Entries provided:
::::::::

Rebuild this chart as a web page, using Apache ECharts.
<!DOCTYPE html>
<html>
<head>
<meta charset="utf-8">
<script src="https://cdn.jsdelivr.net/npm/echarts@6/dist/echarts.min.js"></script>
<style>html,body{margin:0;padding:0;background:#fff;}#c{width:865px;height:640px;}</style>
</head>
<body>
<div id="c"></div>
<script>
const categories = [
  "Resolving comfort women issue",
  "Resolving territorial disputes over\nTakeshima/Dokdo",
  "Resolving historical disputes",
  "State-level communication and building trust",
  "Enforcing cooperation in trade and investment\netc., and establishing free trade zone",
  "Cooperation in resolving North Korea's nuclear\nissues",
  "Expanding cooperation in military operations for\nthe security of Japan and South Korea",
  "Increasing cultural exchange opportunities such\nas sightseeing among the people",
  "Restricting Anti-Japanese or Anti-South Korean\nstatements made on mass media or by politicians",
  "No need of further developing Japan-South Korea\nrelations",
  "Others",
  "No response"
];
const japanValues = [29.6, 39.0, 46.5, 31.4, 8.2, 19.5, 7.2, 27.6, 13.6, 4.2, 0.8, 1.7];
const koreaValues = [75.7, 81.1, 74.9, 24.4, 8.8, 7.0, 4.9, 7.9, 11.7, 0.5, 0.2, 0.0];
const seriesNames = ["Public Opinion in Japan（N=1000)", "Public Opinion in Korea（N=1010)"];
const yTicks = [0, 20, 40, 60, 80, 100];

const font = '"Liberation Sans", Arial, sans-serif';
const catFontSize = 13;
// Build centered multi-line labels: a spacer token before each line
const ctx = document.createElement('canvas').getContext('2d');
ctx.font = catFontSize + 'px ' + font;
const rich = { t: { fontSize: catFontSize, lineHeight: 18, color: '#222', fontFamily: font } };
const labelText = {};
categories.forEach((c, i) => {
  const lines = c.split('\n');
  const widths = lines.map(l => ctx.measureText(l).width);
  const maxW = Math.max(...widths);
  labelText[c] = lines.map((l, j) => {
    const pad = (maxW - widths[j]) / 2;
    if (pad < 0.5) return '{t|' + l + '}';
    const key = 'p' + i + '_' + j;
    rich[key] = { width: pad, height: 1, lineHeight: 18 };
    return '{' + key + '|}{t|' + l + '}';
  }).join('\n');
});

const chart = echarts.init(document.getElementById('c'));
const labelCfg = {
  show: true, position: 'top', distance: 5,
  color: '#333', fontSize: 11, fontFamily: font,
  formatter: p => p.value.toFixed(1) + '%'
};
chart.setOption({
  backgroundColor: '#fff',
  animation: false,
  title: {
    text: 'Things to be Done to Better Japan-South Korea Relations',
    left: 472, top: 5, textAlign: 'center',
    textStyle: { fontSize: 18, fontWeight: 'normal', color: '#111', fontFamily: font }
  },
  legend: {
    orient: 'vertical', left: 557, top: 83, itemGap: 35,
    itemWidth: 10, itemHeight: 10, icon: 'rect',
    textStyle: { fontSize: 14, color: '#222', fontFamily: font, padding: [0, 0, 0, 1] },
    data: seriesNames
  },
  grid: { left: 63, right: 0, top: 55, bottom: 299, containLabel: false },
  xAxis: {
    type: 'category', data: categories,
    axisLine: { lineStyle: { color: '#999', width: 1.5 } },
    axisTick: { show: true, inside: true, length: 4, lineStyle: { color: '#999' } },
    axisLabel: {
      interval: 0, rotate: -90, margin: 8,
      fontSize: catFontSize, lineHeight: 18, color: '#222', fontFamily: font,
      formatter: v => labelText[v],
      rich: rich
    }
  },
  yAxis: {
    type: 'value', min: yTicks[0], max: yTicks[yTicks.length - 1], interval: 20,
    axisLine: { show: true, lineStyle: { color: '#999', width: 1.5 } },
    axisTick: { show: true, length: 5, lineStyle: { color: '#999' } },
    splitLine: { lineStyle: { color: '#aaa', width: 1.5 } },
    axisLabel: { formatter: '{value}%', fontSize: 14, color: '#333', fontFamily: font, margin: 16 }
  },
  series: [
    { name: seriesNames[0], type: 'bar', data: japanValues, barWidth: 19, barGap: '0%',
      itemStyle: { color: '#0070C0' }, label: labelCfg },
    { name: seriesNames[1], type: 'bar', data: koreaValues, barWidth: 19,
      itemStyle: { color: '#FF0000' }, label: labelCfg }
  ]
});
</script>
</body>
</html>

::::::::

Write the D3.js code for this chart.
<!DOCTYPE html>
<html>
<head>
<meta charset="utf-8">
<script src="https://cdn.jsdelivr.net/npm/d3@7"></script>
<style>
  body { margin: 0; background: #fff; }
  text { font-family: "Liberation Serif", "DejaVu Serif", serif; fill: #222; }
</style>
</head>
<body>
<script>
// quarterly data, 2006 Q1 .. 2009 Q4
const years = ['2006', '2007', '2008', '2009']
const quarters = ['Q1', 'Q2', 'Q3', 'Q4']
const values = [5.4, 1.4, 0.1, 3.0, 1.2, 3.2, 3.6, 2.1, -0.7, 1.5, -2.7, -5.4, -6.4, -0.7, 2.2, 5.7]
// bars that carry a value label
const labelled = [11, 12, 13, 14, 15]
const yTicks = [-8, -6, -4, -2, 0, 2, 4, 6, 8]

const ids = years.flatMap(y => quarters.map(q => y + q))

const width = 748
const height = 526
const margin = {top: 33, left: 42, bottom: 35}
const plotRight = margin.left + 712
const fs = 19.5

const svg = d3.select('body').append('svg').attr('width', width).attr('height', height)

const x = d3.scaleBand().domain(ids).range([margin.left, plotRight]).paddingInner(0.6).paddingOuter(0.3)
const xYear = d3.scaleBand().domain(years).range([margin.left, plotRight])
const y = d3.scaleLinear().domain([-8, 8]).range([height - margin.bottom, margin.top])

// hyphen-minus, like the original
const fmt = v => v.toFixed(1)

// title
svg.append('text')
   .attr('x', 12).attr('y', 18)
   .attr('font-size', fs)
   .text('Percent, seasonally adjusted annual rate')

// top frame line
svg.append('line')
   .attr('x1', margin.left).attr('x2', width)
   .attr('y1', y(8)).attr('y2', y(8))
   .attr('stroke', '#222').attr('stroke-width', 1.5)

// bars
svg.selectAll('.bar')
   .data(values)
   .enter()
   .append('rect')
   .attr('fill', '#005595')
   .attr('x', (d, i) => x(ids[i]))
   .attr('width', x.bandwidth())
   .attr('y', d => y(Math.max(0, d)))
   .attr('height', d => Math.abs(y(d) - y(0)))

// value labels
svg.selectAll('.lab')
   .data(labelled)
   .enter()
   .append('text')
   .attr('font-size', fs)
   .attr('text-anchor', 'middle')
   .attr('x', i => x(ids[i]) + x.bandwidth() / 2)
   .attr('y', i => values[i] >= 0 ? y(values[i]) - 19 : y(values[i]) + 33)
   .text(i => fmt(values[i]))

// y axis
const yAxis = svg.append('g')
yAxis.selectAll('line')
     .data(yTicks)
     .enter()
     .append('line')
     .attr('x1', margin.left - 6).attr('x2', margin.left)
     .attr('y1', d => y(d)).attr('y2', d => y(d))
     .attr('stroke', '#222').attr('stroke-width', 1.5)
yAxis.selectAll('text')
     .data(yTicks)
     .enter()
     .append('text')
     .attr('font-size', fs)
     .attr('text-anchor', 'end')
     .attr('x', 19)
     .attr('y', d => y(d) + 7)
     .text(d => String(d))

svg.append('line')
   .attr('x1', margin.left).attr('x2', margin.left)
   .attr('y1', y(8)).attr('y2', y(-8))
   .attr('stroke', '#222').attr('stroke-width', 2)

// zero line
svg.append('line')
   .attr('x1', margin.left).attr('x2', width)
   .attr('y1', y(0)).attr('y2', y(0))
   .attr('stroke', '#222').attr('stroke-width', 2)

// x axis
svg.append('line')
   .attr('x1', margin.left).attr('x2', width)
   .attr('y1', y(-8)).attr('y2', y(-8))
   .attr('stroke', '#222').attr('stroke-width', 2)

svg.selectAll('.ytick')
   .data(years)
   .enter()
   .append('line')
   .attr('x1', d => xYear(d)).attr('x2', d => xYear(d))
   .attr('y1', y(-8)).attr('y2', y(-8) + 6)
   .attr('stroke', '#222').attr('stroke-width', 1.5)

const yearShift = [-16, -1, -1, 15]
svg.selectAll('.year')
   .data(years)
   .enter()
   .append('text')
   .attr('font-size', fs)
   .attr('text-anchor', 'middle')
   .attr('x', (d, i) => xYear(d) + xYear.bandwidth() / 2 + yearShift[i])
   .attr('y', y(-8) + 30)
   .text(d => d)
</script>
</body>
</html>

::::::::

Task directions: Everything from the line containing "Write the D3.js code for this chart." down to the line containing "Math.abs(y(d) - y(0)))" should be retyped exactly, both lines included, and nothing more.

Result of the task:
Write the D3.js code for this chart.
<!DOCTYPE html>
<html>
<head>
<meta charset="utf-8">
<script src="https://cdn.jsdelivr.net/npm/d3@7"></script>
<style>
  body { margin: 0; background: #fff; }
  text { font-family: "Liberation Serif", "DejaVu Serif", serif; fill: #222; }
</style>
</head>
<body>
<script>
// quarterly data, 2006 Q1 .. 2009 Q4
const years = ['2006', '2007', '2008', '2009']
const quarters = ['Q1', 'Q2', 'Q3', 'Q4']
const values = [5.4, 1.4, 0.1, 3.0, 1.2, 3.2, 3.6, 2.1, -0.7, 1.5, -2.7, -5.4, -6.4, -0.7, 2.2, 5.7]
// bars that carry a value label
const labelled = [11, 12, 13, 14, 15]
const yTicks = [-8, -6, -4, -2, 0, 2, 4, 6, 8]

const ids = years.flatMap(y => quarters.map(q => y + q))

const width = 748
const height = 526
const margin = {top: 33, left: 42, bottom: 35}
const plotRight = margin.left + 712
const fs = 19.5

const svg = d3.select('body').append('svg').attr('width', width).attr('height', height)

const x = d3.scaleBand().domain(ids).range([margin.left, plotRight]).paddingInner(0.6).paddingOuter(0.3)
const xYear = d3.scaleBand().domain(years).range([margin.left, plotRight])
const y = d3.scaleLinear().domain([-8, 8]).range([height - margin.bottom, margin.top])

// hyphen-minus, like the original
const fmt = v => v.toFixed(1)

// title
svg.append('text')
   .attr('x', 12).attr('y', 18)
   .attr('font-size', fs)
   .text('Percent, seasonally adjusted annual rate')

// top frame line
svg.append('line')
   .attr('x1', margin.left).attr('x2', width)
   .attr('y1', y(8)).attr('y2', y(8))
   .attr('stroke', '#222').attr('stroke-width', 1.5)

// bars
svg.selectAll('.bar')
   .data(values)
   .enter()
   .append('rect')
   .attr('fill', '#005595')
   .attr('x', (d, i) => x(ids[i]))
   .attr('width', x.bandwidth())
   .attr('y', d => y(Math.max(0, d)))
   .attr('height', d => Math.abs(y(d) - y(0)))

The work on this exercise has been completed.